President of the Calvert County Board of Commissioners
- Incumbent
- Assumed office December 15, 2020

Secretary of the Maryland Department of Agriculture
- In office May 2009 – January 2015
- Governor: Martin O'Malley
- Succeeded by: Joseph Bartenfelder

Personal details
- Born: July 17, 1955 Prince Frederick, Maryland, U.S.
- Party: Republican

= Earl F. Hance =

American politician

Earl F. "Buddy" Hance (born July 17, 1955), is an American politician who served as Secretary of the Maryland Department of Agriculture in the Cabinet of Governor Martin O'Malley from May 2009 to January 2015, after serving as Deputy Secretary of the Maryland Department of Agriculture beginning in February 2007. Hance was elected to the Calvert County Board of Commissioners in 2018, and has been the president of the board since 2020.

== Early life ==
Hance was born in Prince Frederick, Maryland. He graduated from Calvert High School. In 1973, he joined the Prince Frederick Volunteer Fire Department.

== Career ==
From 2003 to 2007, Hance served as the President of the Maryland Farm Bureau. From 2004 to 2007, he served on the board of directors of the American Farm Bureau Federation.

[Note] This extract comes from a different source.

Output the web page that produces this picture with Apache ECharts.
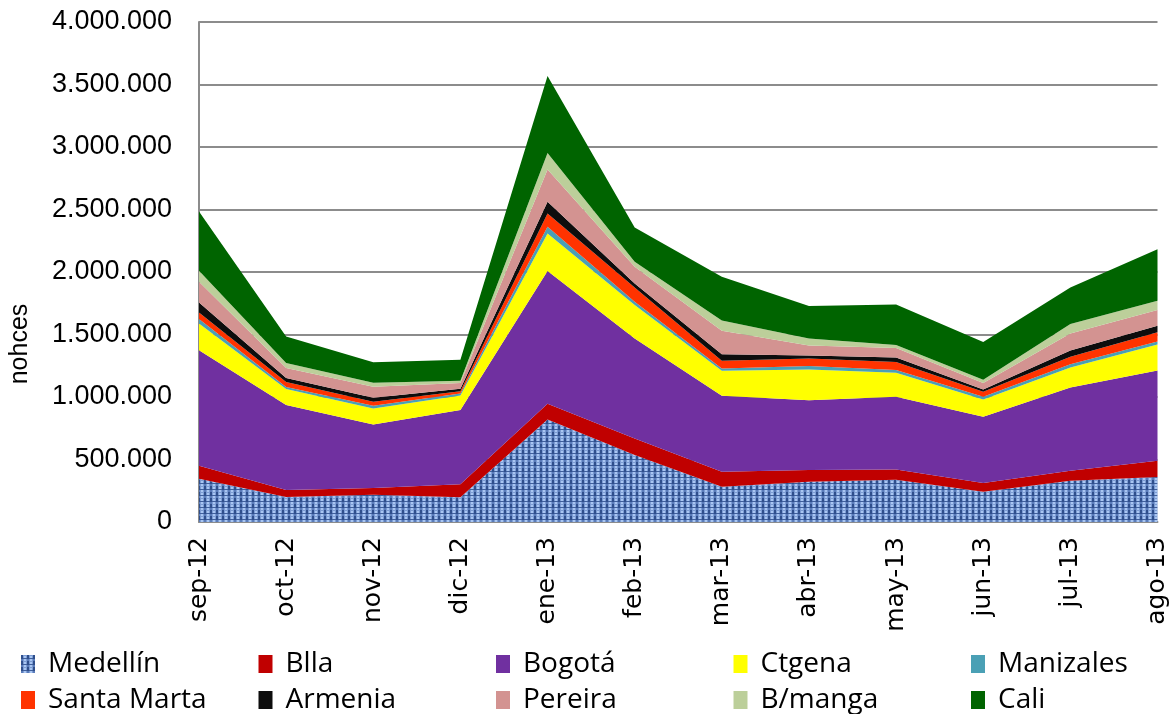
<!DOCTYPE html>
<html>
<head>
<meta charset="utf-8">
<script src="https://cdn.jsdelivr.net/npm/echarts@6/dist/echarts.min.js"></script>
<style>
html, body { margin: 0; padding: 0; background: #fff; }
#chart { width: 1170px; height: 714px; }
</style>
</head>
<body>
<div id="chart"></div>
<script>
'use strict';

// months on the x axis
const months = ['sep-12', 'oct-12', 'nov-12', 'dic-12', 'ene-13', 'feb-13',
    'mar-13', 'abr-13', 'may-13', 'jun-13', 'jul-13', 'ago-13'];

// noches per city (stacked bottom to top)
const medellin   = [347000, 200000, 218000, 199000, 821000, 536000, 283000, 323000, 338000, 243000, 330000, 360000];
const blla       = [103000, 56000, 54000, 103000, 125000, 133000, 120000, 93000, 82000, 69000, 80000, 131000];
const bogota     = [925000, 681000, 508000, 594000, 1062000, 800000, 607000, 558000, 583000, 531000, 666000, 722000];
const ctgena     = [214000, 127000, 128000, 116000, 301000, 267000, 201000, 247000, 191000, 138000, 160000, 208000];
const manizales  = [36000, 16000, 22000, 16000, 54000, 27000, 18000, 27000, 22000, 22000, 26000, 24000];
const santaMarta = [52000, 40000, 32000, 19000, 106000, 114000, 61000, 61000, 64000, 40000, 60000, 74000];
const armenia    = [79000, 32000, 33000, 19000, 94000, 32000, 52000, 23000, 36000, 18000, 51000, 51000];
const pereira    = [167000, 80000, 87000, 46000, 258000, 134000, 188000, 80000, 76000, 51000, 136000, 126000];
const bmanga     = [87000, 40000, 33000, 18000, 131000, 40000, 82000, 57000, 24000, 26000, 76000, 74000];
const cali       = [474000, 213000, 163000, 168000, 616000, 274000, 351000, 259000, 325000, 302000, 291000, 412000];

const cityNames = ['Medellín', 'Blla', 'Bogotá', 'Ctgena', 'Manizales',
    'Santa Marta', 'Armenia', 'Pereira', 'B/manga', 'Cali'];

// blue woven texture used for Medellín
function denimTexture() {
    const size = 12;
    const c = document.createElement('canvas');
    c.width = size;
    c.height = size;
    const ctx = c.getContext('2d');
    ctx.fillStyle = '#7d9dd4';
    ctx.fillRect(0, 0, size, size);
    for (let y = 0; y < size; y++) {
        for (let x = 0; x < size; x++) {
            let col = null;
            if (x % 6 === 0 || x % 6 === 1) {
                col = (y % 6 < 4) ? '#2f4f8c' : '#5a7cba';
            } else if (y % 6 === 3) {
                col = '#3f5f9c';
            } else if ((x % 6 === 3 || x % 6 === 4) && y % 6 !== 0) {
                col = '#a9c6f2';
            }
            if (col) {
                ctx.fillStyle = col;
                ctx.fillRect(x, y, 1, 1);
            }
        }
    }
    return c;
}

const medellinFill = { image: denimTexture(), repeat: 'repeat' };

const colors = [medellinFill, '#c00000', '#7030a0', '#ffff00', '#4aa0b5',
    '#ff3300', '#0d0d0d', '#d39391', '#bccf9a', '#006400'];
const values = [medellin, blla, bogota, ctgena, manizales,
    santaMarta, armenia, pereira, bmanga, cali];

function dotted(v) {
    return String(v).replace(/\B(?=(\d{3})+(?!\d))/g, '.');
}

// one legend per entry so the columns line up like the original
const legends = cityNames.map(function (name, i) {
    return {
        left: 21 + (i % 5) * 237.5,
        top: i < 5 ? 650 : 686,
        padding: 0,
        icon: 'rect',
        itemWidth: 14,
        itemHeight: 18,
        selectedMode: false,
        data: [name],
        textStyle: {
            fontFamily: 'Open Sans',
            fontSize: 28,
            color: '#000',
            padding: [0, 0, 0, 8]
        }
    };
});

const option = {
    animation: false,
    backgroundColor: '#fff',
    grid: { left: 197, right: 12, top: 22, bottom: 192 },
    legend: legends,
    xAxis: {
        type: 'category',
        data: months,
        boundaryGap: false,
        axisLine: { lineStyle: { color: '#8c8c8c', width: 2 } },
        axisTick: { show: false },
        axisLabel: {
            rotate: 90,
            margin: 15,
            interval: 0,
            fontFamily: 'DejaVu Sans',
            fontSize: 25,
            color: '#000'
        },
        splitLine: { show: false }
    },
    yAxis: {
        type: 'value',
        min: 0,
        max: 4000000,
        interval: 500000,
        name: 'nohces',
        nameLocation: 'middle',
        nameGap: 166,
        nameRotate: 90,
        nameTextStyle: {
            fontFamily: 'Liberation Sans',
            fontSize: 25,
            color: '#000',
            padding: [0, 144, 0, 0]
        },
        axisLine: { show: true, lineStyle: { color: '#8c8c8c', width: 2 } },
        axisTick: { show: false },
        axisLabel: {
            margin: 27,
            fontFamily: 'Liberation Sans',
            fontSize: 27,
            color: '#000',
            formatter: dotted
        },
        splitLine: { lineStyle: { color: '#8c8c8c', width: 2 } }
    },
    series: cityNames.map(function (name, i) {
        return {
            name: name,
            type: 'line',
            stack: 'total',
            data: values[i],
            symbol: 'none',
            color: colors[i],
            itemStyle: { color: colors[i] },
            lineStyle: { width: 0 },
            areaStyle: { color: colors[i], opacity: 1 }
        };
    })
};

const chartDom = document.getElementById('chart');
const myChart = echarts.init(chartDom);
myChart.setOption(option);
window.addEventListener('resize', function () {
    myChart.resize();
});
</script>
</body>
</html>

In February 2007, Hance was appointed Maryland's Deputy Secretary of Agriculture. In May 2009, Hance became Secretary of Agriculture of Maryland. He held this post in the Cabinet of Governor Martin O'Malley until 2015.

In 2018, Hance was elected to a seat on the Calvert County Board of County Commissioners. On December 15, 2020, Hance became the President of the Calvert County Board of County Commissioners.

== Personal life ==
A fourth-generation family farmer, growing corn and soybean crops, and previously tobacco. He is married with three children.